**What you will do:** Retype all of the listing exactly, passing over any picture you find.

________________________________________

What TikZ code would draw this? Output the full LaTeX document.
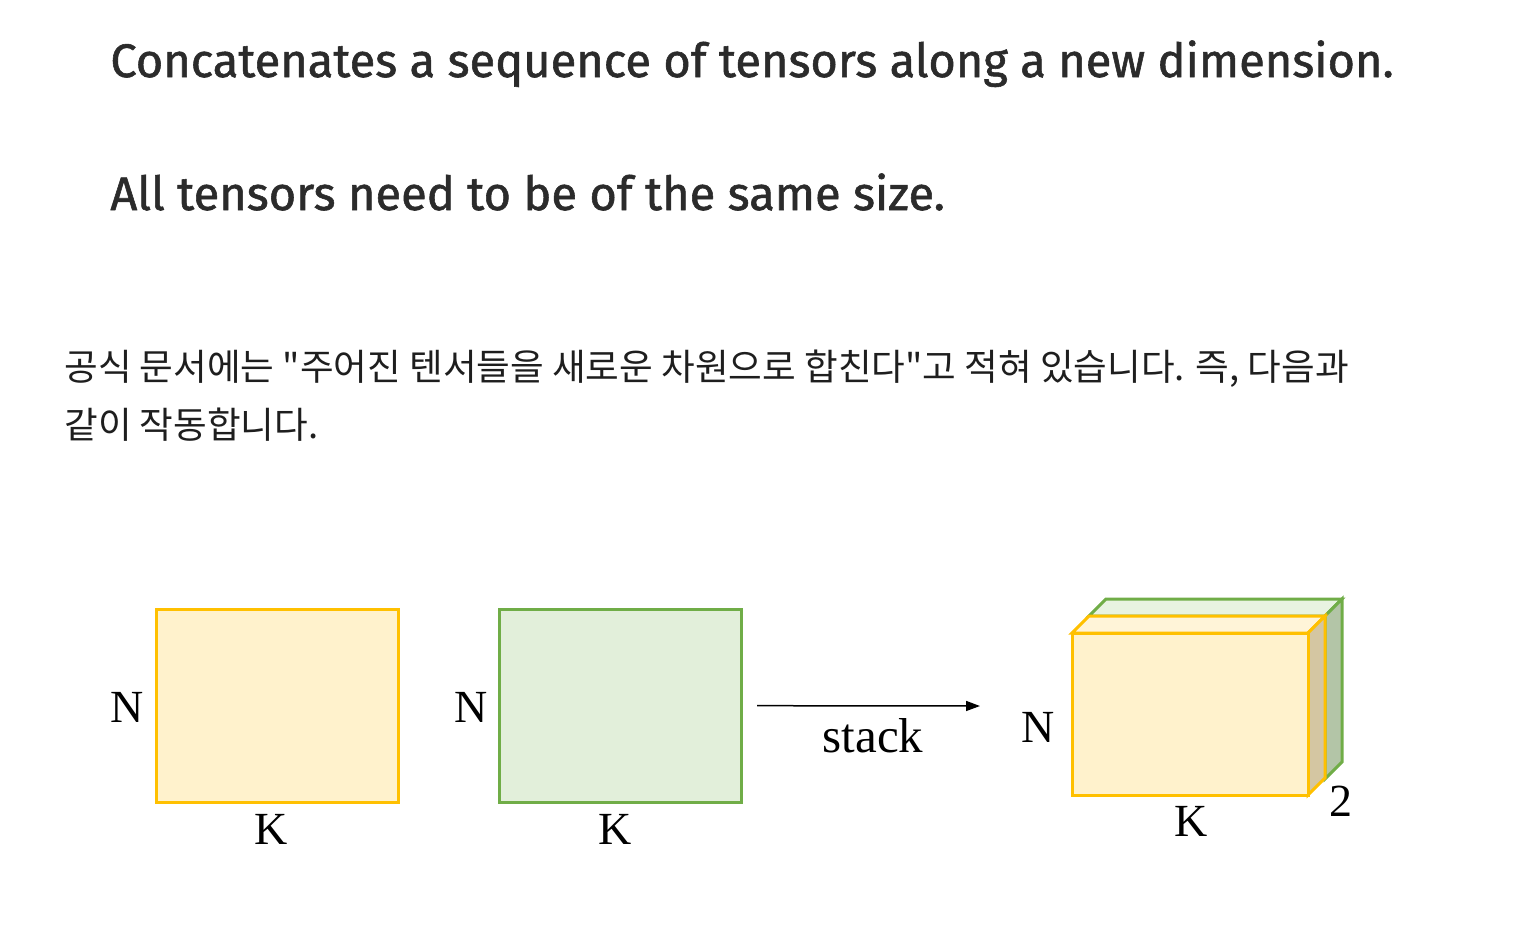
\documentclass[tikz,border=0pt]{standalone}
\usepackage{fontspec}
\setmainfont{Liberation Serif}
\newfontfamily\headfont{Fira Sans}[FakeBold=1.2]
\newfontfamily\kofont{Noto Sans CJK KR}
\usetikzlibrary{arrows.meta}

\definecolor{headgray}{HTML}{2B2B2B}
\definecolor{kotext}{HTML}{1E1E1E}
\definecolor{yfill}{HTML}{FFF2CC}
\definecolor{yline}{HTML}{FFC000}
\definecolor{yside}{HTML}{D4C6A2}
\definecolor{ytop}{HTML}{FFF4D8}
\definecolor{gfill}{HTML}{E2EFDA}
\definecolor{gline}{HTML}{70AD47}
\definecolor{gside}{HTML}{B3C5A7}
\definecolor{gtop}{HTML}{E8F3E1}

\begin{document}
\begin{tikzpicture}[x=0.5pt, y=-0.5pt,
    head/.style={anchor=base west, inner sep=0pt, text=headgray,
      font=\headfont\fontsize{23.5}{28}\selectfont},
    kor/.style={anchor=base west, inner sep=0pt, text=kotext,
      font=\kofont\fontsize{18.3}{22}\selectfont},
    lbl/.style={inner sep=0pt, font=\fontsize{23}{27}\selectfont},
    tensor/.style={line width=1.5pt, minimum width=121pt, minimum height=96.5pt, inner sep=0pt},
    face/.style={line width=1.5pt, line join=miter}]
  \useasboundingbox (0,0) rectangle (1521,932);

  % text above the figure
  \node[head] at (110,77) (h1) {Concatenates a sequence of tensors along a new dimension.};
  \node[head] at (110,210) (h2) {All tensors need to be of the same size.};
  \node[kor] at (64,380) (k1) {공식 문서에는 "주어진 텐서들을 새로운 차원으로 합친다"고 적혀 있습니다. 즉, 다음과};
  \node[kor] at (64,438) (k2) {같이 작동합니다.};

  % the two input tensors
  \node[tensor, draw=yline, fill=yfill] at (277,705.5) (ya) {};
  \node[tensor, draw=gline, fill=gfill] at (620.5,705.5) (gr) {};
  \node[lbl] at (127,707) (nya) {N};
  \node[lbl] at (271,829) (kya) {K};
  \node[lbl] at (471,707) (ngr) {N};
  \node[lbl] at (615,829) (kgr) {K};

  % stack arrow
  \coordinate (tip) at (980,706);
  \draw[-{Triangle[length=7pt, width=5pt]}, line width=0.75pt, shorten <=7pt] (gr) -- (tip);
  \node[lbl, font=\fontsize{24.5}{28}\selectfont] at (873,736) (st) {stack};

  % stacked result, green one behind
  \draw[face, draw=gline, fill=gtop] (1089,616) -- (1106,599) -- (1342,599) -- (1325,616) -- cycle;
  \draw[face, draw=gline, fill=gside] (1325,616) -- (1342,599) -- (1342,762) -- (1325,779) -- cycle;
  \draw[face, draw=yline, fill=ytop] (1072,633) -- (1089,616) -- (1325,616) -- (1308,633) -- cycle;
  \draw[face, draw=yline, fill=yside] (1308,633) -- (1325,616) -- (1325,778) -- (1308,795) -- cycle;
  \node[tensor, draw=yline, fill=yfill, minimum width=118pt, minimum height=81pt] at (1190,714) (cube) {};
  \node[lbl] at (1038,727) (ncube) {N};
  \node[lbl] at (1191,821) (kcube) {K};
  \node[lbl] at (1341,801) (dcube) {2};
\end{tikzpicture}
\end{document}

________________________________________

**Solution for this exercise:**
What TikZ code would draw this? Output the full LaTeX document.
\documentclass[tikz,border=0pt]{standalone}
\usepackage{fontspec}
\setmainfont{Liberation Serif}
\newfontfamily\headfont{Fira Sans}[FakeBold=1.2]
\newfontfamily\kofont{Noto Sans CJK KR}
\usetikzlibrary{arrows.meta}

\definecolor{headgray}{HTML}{2B2B2B}
\definecolor{kotext}{HTML}{1E1E1E}
\definecolor{yfill}{HTML}{FFF2CC}
\definecolor{yline}{HTML}{FFC000}
\definecolor{yside}{HTML}{D4C6A2}
\definecolor{ytop}{HTML}{FFF4D8}
\definecolor{gfill}{HTML}{E2EFDA}
\definecolor{gline}{HTML}{70AD47}
\definecolor{gside}{HTML}{B3C5A7}
\definecolor{gtop}{HTML}{E8F3E1}

\begin{document}
\begin{tikzpicture}[x=0.5pt, y=-0.5pt,
    head/.style={anchor=base west, inner sep=0pt, text=headgray,
      font=\headfont\fontsize{23.5}{28}\selectfont},
    kor/.style={anchor=base west, inner sep=0pt, text=kotext,
      font=\kofont\fontsize{18.3}{22}\selectfont},
    lbl/.style={inner sep=0pt, font=\fontsize{23}{27}\selectfont},
    tensor/.style={line width=1.5pt, minimum width=121pt, minimum height=96.5pt, inner sep=0pt},
    face/.style={line width=1.5pt, line join=miter}]
  \useasboundingbox (0,0) rectangle (1521,932);

  % text above the figure
  \node[head] at (110,77) (h1) {Concatenates a sequence of tensors along a new dimension.};
  \node[head] at (110,210) (h2) {All tensors need to be of the same size.};
  \node[kor] at (64,380) (k1) {공식 문서에는 "주어진 텐서들을 새로운 차원으로 합친다"고 적혀 있습니다. 즉, 다음과};
  \node[kor] at (64,438) (k2) {같이 작동합니다.};

  % the two input tensors
  \node[tensor, draw=yline, fill=yfill] at (277,705.5) (ya) {};
  \node[tensor, draw=gline, fill=gfill] at (620.5,705.5) (gr) {};
  \node[lbl] at (127,707) (nya) {N};
  \node[lbl] at (271,829) (kya) {K};
  \node[lbl] at (471,707) (ngr) {N};
  \node[lbl] at (615,829) (kgr) {K};

  % stack arrow
  \coordinate (tip) at (980,706);
  \draw[-{Triangle[length=7pt, width=5pt]}, line width=0.75pt, shorten <=7pt] (gr) -- (tip);
  \node[lbl, font=\fontsize{24.5}{28}\selectfont] at (873,736) (st) {stack};

  % stacked result, green one behind
  \draw[face, draw=gline, fill=gtop] (1089,616) -- (1106,599) -- (1342,599) -- (1325,616) -- cycle;
  \draw[face, draw=gline, fill=gside] (1325,616) -- (1342,599) -- (1342,762) -- (1325,779) -- cycle;
  \draw[face, draw=yline, fill=ytop] (1072,633) -- (1089,616) -- (1325,616) -- (1308,633) -- cycle;
  \draw[face, draw=yline, fill=yside] (1308,633) -- (1325,616) -- (1325,778) -- (1308,795) -- cycle;
  \node[tensor, draw=yline, fill=yfill, minimum width=118pt, minimum height=81pt] at (1190,714) (cube) {};
  \node[lbl] at (1038,727) (ncube) {N};
  \node[lbl] at (1191,821) (kcube) {K};
  \node[lbl] at (1341,801) (dcube) {2};
\end{tikzpicture}
\end{document}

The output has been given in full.